Fort Hood Neighborhood Gets Solar Power Tuesday
FORT HOOD (CBSDFW.COM) – Tucked away just to the east of the on-post neighborhood it’ll soon help power, four gravelly acres have been claimed by about 3,000 solar panels.
To hear project organizers tell it, the hope is that the new solar park will spark an interest in renewable energy –– not just at this behemoth Central Texas Army post, but at military facilities across the nation.
“We’re hoping that more people will see it; that other places –– not just Fort Hood – but other bases … will see that this is a viable option and follow the example,” said Sandra Swain, spokeswoman for Universal Services Fort Hood.
Swain’s employer owns and manages Liberty Village, one of 13 on-post neighborhoods. This was one of the first privatized housing ventures on post –– a practice that is now gospel at Fort Hood, where private companies manage all on-site housing.
According to Brian Dosa, Fort Hood’s director of public works, the solar park will power about 20 percent of that neighborhood’s 300 single-family residences.
This is something that will directly help soldiers who live on post: Swain says they get an allotment of electricity each month. If they exceed that, the soldier must pay the difference.
“That’s a large offset,” Swain said. “That’s dropping the likelihood that they’re going to go over that usage.”

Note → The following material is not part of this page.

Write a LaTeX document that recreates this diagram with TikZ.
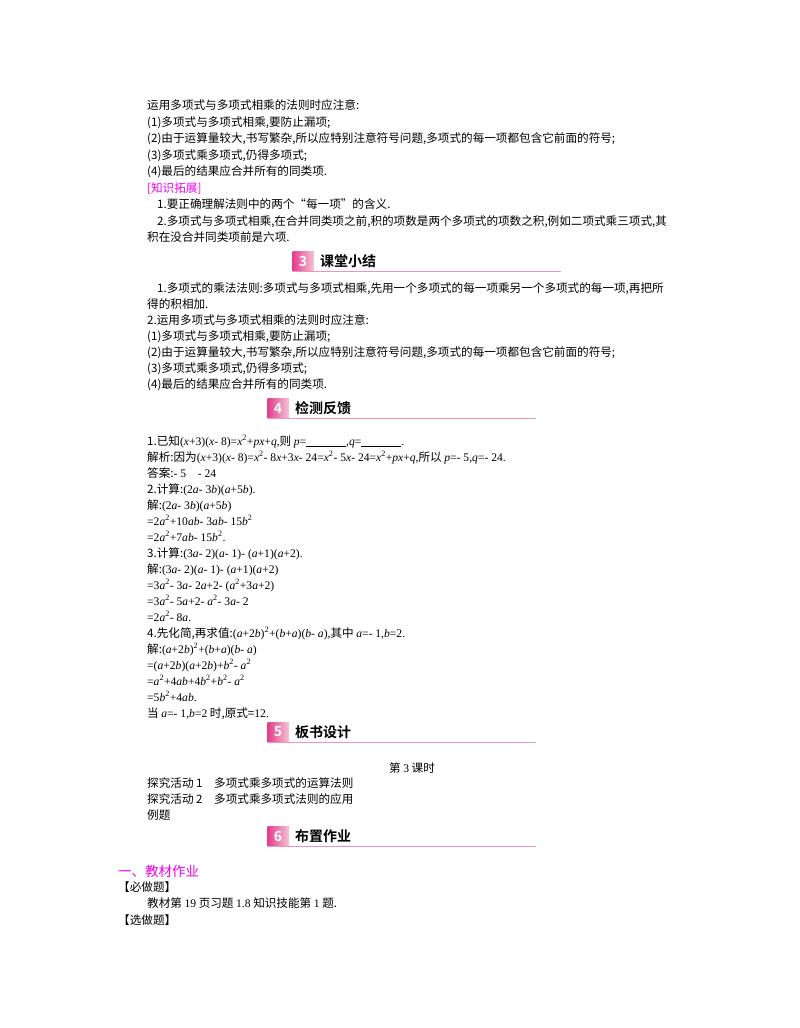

Dosa said Universal Services approached the Army with plans for the solar park in March of last year. The Corps of Engineers secured the four-acre location while Universal Services found financing. By November, the two had broken ground on the site.
And on Tuesday, the solar panels will be activated.
“So, from concept to ribbon cutting, about 13 months,” Dosa said of the project’s timeline. “It can be a bureaucratic organization in a lot of ways and we were able to gain the approvals necessary. My staff, DPW at Fort Hood, did an extraordinary job to get this fast-tracked for approval.”
The project is in line with the U.S. Army’s Net Zero Energy Goal. Launched in November of last year, the Army paired with the Environmental Protection Agency to reach a goal of ‘net zero’ on its energy, water and waste usage.
In layman terms, the goal is to produce as much as energy as it uses.
“As we build new buildings on Fort Hood, they’re all coming in with solar thermal to supplement the hot water supply for those buildings,” Dosa said.
And, indeed, speaking about ‘green’ projects on-post, Dosa rattled off a laundry list of environmentally minded projects.
There’s the five dining facilities that use solar thermal energy for hot water. There’s the LEED-gold certified chapel that opened last August. A $500 million medical center is also eyeing gold certification.
Another private home building company, Lend Lease Public Partnerships, built 232 homes that reached LEED-silver certification in on-post communities separate from Liberty Village.
Buildings in the midst of renovations are all being rebuilt to meet LEED certifications –– some of which workers are “tearing them down to the foundations, to the walls,” Dosa said.
But the $3 million solar park still stands out –– both as a point of pride, and as something to look up to.
“We have lots of green projects on post,” Dosa said. “But I wish we had something that was similarly scoped, and we don’t.”